Whose freedom is more important? The people's, or their rulers? If you believe in enlightened rulers, you may legitimately conclude the latter, but for the rest of us, we'd rather the government be properly constrained. After all that's why laws are written down to begin with, it's why there is such a thing as the professional lawmaker.

Vague law is usually not written due to some deep philosophy of law making, after all. Nobody really tries to defend it in practice. It's almost always a result of lazy or politically contentious lawmaking when the people writing the laws don't really know what they want in the first place, so trying to divine their intent will never get you far.


"But that doesn't mean freedom or flexibility for citizens. "

It does, because if laws want to cover every case, they need to be so verbatim and rule out so many possibilities, that in the end, every action is encoded in law, which will result in people only doing things that are explicitely allowed. That limits a lot.

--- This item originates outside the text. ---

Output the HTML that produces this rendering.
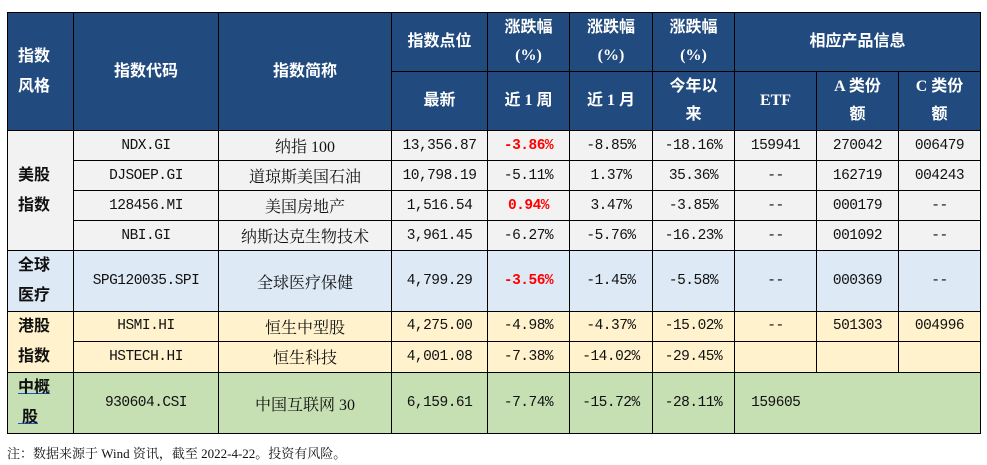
<!DOCTYPE html>
<html><head><meta charset="utf-8"><style>
body{margin:0;background:#fff;width:987px;height:465px;position:relative;overflow:hidden;font-family:"Liberation Serif","Noto Serif CJK SC",serif;}
table{position:absolute;left:7px;top:12px;border-collapse:collapse;table-layout:fixed;}
td{border:1.3px solid #000;text-align:center;padding:0;font-size:14.5px;color:#111;white-space:nowrap;overflow:hidden;font-family:"Liberation Mono","Noto Serif CJK SC",monospace;letter-spacing:-0.5px;}
td.n{font-family:"Liberation Serif","Noto Serif CJK SC",serif;font-size:16px;letter-spacing:0}
.h td{background:#214a7e;color:#fff;font-weight:bold;font-size:16px;line-height:28px;font-family:"Liberation Serif","Noto Sans CJK SC",serif;letter-spacing:0}
.g td{background:#f2f2f2}
.b td{background:#dde9f5}
.y td{background:#fff2cc}
.gr td{background:#c6dfb3}
td.cat{font-weight:bold;font-size:16px;line-height:30px;text-align:left;padding-left:10px;font-family:"Liberation Serif","Noto Sans CJK SC",serif;letter-spacing:0}
.r{color:#f00;font-weight:bold}
.note{position:absolute;left:7px;top:443px;font-size:13px;color:#111;}
</style></head><body>
<table>
<colgroup><col style="width:66px"><col style="width:145px"><col style="width:173px"><col style="width:96px"><col style="width:82px"><col style="width:83px"><col style="width:82px"><col style="width:82px"><col style="width:82px"><col style="width:82px"></colgroup>
<tr class="h" style="height:59px"><td rowspan="2" class="cat" style="line-height:30px">指数<br>风格</td><td rowspan="2">指数代码</td><td rowspan="2">指数简称</td><td>指数点位</td><td>涨跌幅<br>(%)</td><td>涨跌幅<br>(%)</td><td>涨跌幅<br>(%)</td><td colspan="3">相应产品信息</td></tr>
<tr class="h" style="height:59px"><td>最新</td><td>近 1 周</td><td>近 1 月</td><td>今年以<br>来</td><td>ETF</td><td>A 类份<br>额</td><td>C 类份<br>额</td></tr>
<tr class="g" style="height:30px"><td rowspan="4" class="cat">美股<br>指数</td><td>NDX.GI</td><td class="n">纳指 100</td><td>13,356.87</td><td class="r">-3.86%</td><td>-8.85%</td><td>-18.16%</td><td>159941</td><td>270042</td><td>006479</td></tr>
<tr class="g" style="height:30px"><td>DJSOEP.GI</td><td class="n">道琼斯美国石油</td><td>10,798.19</td><td>-5.11%</td><td>1.37%</td><td>35.36%</td><td>--</td><td>162719</td><td>004243</td></tr>
<tr class="g" style="height:30px"><td>128456.MI</td><td class="n">美国房地产</td><td>1,516.54</td><td class="r">0.94%</td><td>3.47%</td><td>-3.85%</td><td>--</td><td>000179</td><td>--</td></tr>
<tr class="g" style="height:30px"><td>NBI.GI</td><td class="n">纳斯达克生物技术</td><td>3,961.45</td><td>-6.27%</td><td>-5.76%</td><td>-16.23%</td><td>--</td><td>001092</td><td>--</td></tr>
<tr class="b" style="height:60px"><td class="cat">全球<br>医疗</td><td>SPG120035.SPI</td><td class="n">全球医疗保健</td><td>4,799.29</td><td class="r">-3.56%</td><td>-1.45%</td><td>-5.58%</td><td>--</td><td>000369</td><td>--</td></tr>
<tr class="y" style="height:29px"><td rowspan="2" class="cat">港股<br>指数</td><td>HSMI.HI</td><td class="n">恒生中型股</td><td>4,275.00</td><td>-4.98%</td><td>-4.37%</td><td>-15.02%</td><td>--</td><td>501303</td><td>004996</td></tr>
<tr class="y" style="height:30px"><td>HSTECH.HI</td><td class="n">恒生科技</td><td>4,001.08</td><td>-7.38%</td><td>-14.02%</td><td>-29.45%</td><td></td><td></td><td></td></tr>
<tr class="gr" style="height:59px"><td class="cat" style="text-decoration:underline;text-decoration-color:#2255cc">中概<br>&nbsp;股</td><td>930604.CSI</td><td class="n">中国互联网 30</td><td>6,159.61</td><td>-7.74%</td><td>-15.72%</td><td>-28.11%</td><td style="border-right:none">159605</td><td style="border-left:none;border-right:none"></td><td style="border-left:none"></td></tr>
</table>
<div class="note">注：数据来源于 Wind 资讯，截至 2022-4-22。投资有风险。</div>
</body></html>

Simple example, despite being an adult, I like to climb trees. And sometimes also in parks. So I had discussions with officials or or wannabe officials about: is this allowed? It turns out, there is no rule allowing it. But there is also usually no rule forbidding it. But most people default to, if it is not explicitely allowed, it must be forbidden (which is a very german thing, but is not unique to us).

Michael de Montagne, a old french philosopher who is also quoted around this thread, put it way better in words. I try to find the passage.


Can ambiguity be quantified, and/or codified? Risking sounding like a painfully naive layman, would it be possible to define the range in which to apply the rule as function of range of inputs? When uncertaintu on inputs increases or veers outside of some well known range, then bandwidth for the judge increases?


I think something like this exists actually, even though I can't think of a concrete example, but I am sure it is not easy to implement (in a just way) either.


Laws very often look for intent of actions as well as the actions themselves.

And they are ambiguous: "beyond reasonable doubt" is what, as a percentage, in your view?


> What are the benefits of ambiguous laws?

That they can deal with the massive amounts of ambiguity & blurred lines / grey areas the world has to offer. Too many of our everyday concepts can’t be expressed rigorously for a formal encoding & determinate decision process - a famous example being obscenity’s famed “I know it when I see it” definition - and many are highly context dependent.